* [Challenge]: Your task is to quote the records from their first line through the line containing "const yTicksB = [6, 7, 8, 9, 10, 11];", with nothing added or left out.

* [Plotting code records]:
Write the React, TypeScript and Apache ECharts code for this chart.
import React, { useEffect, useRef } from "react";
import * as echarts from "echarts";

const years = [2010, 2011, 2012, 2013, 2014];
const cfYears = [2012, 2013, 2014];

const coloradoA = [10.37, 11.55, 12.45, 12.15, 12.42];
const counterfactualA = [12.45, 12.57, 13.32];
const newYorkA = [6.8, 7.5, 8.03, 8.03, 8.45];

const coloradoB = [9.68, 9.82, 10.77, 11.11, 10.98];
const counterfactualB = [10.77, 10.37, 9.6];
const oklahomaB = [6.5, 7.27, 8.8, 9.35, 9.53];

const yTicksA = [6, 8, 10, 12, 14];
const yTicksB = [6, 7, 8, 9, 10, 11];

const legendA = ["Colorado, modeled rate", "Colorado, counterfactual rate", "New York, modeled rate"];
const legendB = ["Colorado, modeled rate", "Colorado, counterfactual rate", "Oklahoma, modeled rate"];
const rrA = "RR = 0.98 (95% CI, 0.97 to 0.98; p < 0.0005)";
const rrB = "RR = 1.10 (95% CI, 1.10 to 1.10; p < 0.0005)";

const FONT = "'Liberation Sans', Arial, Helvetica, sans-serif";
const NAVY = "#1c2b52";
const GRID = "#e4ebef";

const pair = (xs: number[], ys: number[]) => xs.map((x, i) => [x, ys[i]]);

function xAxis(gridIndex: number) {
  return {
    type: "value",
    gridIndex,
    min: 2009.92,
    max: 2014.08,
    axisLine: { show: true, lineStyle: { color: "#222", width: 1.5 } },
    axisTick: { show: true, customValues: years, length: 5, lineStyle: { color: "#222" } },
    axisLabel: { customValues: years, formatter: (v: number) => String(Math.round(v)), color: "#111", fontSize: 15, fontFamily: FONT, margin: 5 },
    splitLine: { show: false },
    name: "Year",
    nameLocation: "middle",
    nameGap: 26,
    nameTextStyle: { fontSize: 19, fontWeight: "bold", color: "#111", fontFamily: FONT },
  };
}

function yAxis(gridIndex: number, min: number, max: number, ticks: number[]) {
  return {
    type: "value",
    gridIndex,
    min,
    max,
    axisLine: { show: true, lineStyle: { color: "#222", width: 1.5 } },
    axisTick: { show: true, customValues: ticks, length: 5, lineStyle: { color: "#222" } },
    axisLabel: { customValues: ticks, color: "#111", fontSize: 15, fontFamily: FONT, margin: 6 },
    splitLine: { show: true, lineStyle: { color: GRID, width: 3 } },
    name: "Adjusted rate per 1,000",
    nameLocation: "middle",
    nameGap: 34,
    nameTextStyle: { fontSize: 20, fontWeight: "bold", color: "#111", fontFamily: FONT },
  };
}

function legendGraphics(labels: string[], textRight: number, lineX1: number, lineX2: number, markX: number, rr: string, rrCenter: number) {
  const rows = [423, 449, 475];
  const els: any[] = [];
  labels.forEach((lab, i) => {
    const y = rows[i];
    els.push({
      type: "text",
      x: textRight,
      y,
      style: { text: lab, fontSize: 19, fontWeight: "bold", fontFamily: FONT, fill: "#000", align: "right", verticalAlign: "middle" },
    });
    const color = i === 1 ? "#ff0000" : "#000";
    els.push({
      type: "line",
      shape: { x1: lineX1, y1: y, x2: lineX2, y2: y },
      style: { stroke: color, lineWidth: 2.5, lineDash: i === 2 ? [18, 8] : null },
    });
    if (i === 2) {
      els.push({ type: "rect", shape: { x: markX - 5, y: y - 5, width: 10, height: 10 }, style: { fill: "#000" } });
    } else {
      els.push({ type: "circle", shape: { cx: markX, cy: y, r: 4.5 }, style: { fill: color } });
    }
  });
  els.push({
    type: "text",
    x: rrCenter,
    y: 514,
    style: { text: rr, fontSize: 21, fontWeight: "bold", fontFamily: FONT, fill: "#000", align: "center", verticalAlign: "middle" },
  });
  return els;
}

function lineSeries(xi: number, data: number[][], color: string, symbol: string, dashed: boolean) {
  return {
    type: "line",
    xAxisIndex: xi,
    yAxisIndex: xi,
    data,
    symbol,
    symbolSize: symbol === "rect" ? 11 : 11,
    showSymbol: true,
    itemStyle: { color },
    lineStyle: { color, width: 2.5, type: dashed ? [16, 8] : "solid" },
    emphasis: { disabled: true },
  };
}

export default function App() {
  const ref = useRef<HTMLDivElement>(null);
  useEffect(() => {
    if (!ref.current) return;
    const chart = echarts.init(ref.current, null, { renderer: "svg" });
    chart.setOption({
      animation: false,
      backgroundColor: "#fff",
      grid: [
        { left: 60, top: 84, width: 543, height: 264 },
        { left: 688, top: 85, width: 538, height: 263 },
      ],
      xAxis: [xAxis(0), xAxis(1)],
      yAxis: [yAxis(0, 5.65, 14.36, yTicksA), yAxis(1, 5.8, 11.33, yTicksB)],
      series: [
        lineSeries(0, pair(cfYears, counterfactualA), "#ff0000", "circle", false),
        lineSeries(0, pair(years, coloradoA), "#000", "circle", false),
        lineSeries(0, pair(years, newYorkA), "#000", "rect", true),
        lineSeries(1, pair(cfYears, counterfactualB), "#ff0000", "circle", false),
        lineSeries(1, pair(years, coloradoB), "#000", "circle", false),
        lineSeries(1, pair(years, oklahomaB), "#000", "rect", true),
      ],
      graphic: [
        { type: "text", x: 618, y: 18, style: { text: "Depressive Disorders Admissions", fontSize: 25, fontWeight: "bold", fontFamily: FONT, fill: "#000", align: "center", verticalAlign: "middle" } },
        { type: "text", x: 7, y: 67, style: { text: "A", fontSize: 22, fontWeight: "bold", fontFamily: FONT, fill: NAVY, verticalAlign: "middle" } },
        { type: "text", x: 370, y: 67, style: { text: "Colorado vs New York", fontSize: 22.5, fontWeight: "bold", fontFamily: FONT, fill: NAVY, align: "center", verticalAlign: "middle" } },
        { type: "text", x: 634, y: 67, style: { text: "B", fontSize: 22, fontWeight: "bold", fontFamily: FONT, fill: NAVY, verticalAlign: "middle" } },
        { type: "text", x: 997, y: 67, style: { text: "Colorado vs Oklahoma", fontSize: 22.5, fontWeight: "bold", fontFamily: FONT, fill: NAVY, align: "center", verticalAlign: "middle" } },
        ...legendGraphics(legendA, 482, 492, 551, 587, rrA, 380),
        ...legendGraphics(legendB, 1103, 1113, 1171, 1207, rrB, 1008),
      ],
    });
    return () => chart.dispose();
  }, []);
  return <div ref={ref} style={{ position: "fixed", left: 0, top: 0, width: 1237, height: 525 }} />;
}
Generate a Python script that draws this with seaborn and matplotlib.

* [Written reply]:
Write the React, TypeScript and Apache ECharts code for this chart.
import React, { useEffect, useRef } from "react";
import * as echarts from "echarts";

const years = [2010, 2011, 2012, 2013, 2014];
const cfYears = [2012, 2013, 2014];

const coloradoA = [10.37, 11.55, 12.45, 12.15, 12.42];
const counterfactualA = [12.45, 12.57, 13.32];
const newYorkA = [6.8, 7.5, 8.03, 8.03, 8.45];

const coloradoB = [9.68, 9.82, 10.77, 11.11, 10.98];
const counterfactualB = [10.77, 10.37, 9.6];
const oklahomaB = [6.5, 7.27, 8.8, 9.35, 9.53];

const yTicksA = [6, 8, 10, 12, 14];
const yTicksB = [6, 7, 8, 9, 10, 11];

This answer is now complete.